• [RAW DATA]:
--- Begin ---
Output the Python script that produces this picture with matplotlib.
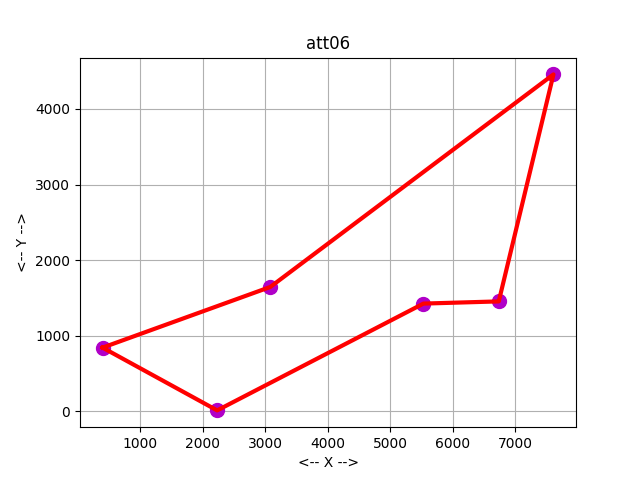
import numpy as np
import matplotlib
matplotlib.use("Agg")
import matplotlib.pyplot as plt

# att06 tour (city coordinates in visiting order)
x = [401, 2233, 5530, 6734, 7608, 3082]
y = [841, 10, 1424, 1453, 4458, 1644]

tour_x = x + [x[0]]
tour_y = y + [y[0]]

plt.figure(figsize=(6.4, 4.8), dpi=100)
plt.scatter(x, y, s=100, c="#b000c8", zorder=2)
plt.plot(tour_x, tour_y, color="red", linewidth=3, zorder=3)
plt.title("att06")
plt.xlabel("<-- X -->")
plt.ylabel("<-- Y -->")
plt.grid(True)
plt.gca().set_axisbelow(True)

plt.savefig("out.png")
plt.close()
--- End ---
• [TASK GOAL]:
Reproduce each line exactly, please, except for any pictures.

• [SOLUTION FOR THIS PROBLEM]:
Output the Python script that produces this picture with matplotlib.
import numpy as np
import matplotlib
matplotlib.use("Agg")
import matplotlib.pyplot as plt

# att06 tour (city coordinates in visiting order)
x = [401, 2233, 5530, 6734, 7608, 3082]
y = [841, 10, 1424, 1453, 4458, 1644]

tour_x = x + [x[0]]
tour_y = y + [y[0]]

plt.figure(figsize=(6.4, 4.8), dpi=100)
plt.scatter(x, y, s=100, c="#b000c8", zorder=2)
plt.plot(tour_x, tour_y, color="red", linewidth=3, zorder=3)
plt.title("att06")
plt.xlabel("<-- X -->")
plt.ylabel("<-- Y -->")
plt.grid(True)
plt.gca().set_axisbelow(True)

plt.savefig("out.png")
plt.close()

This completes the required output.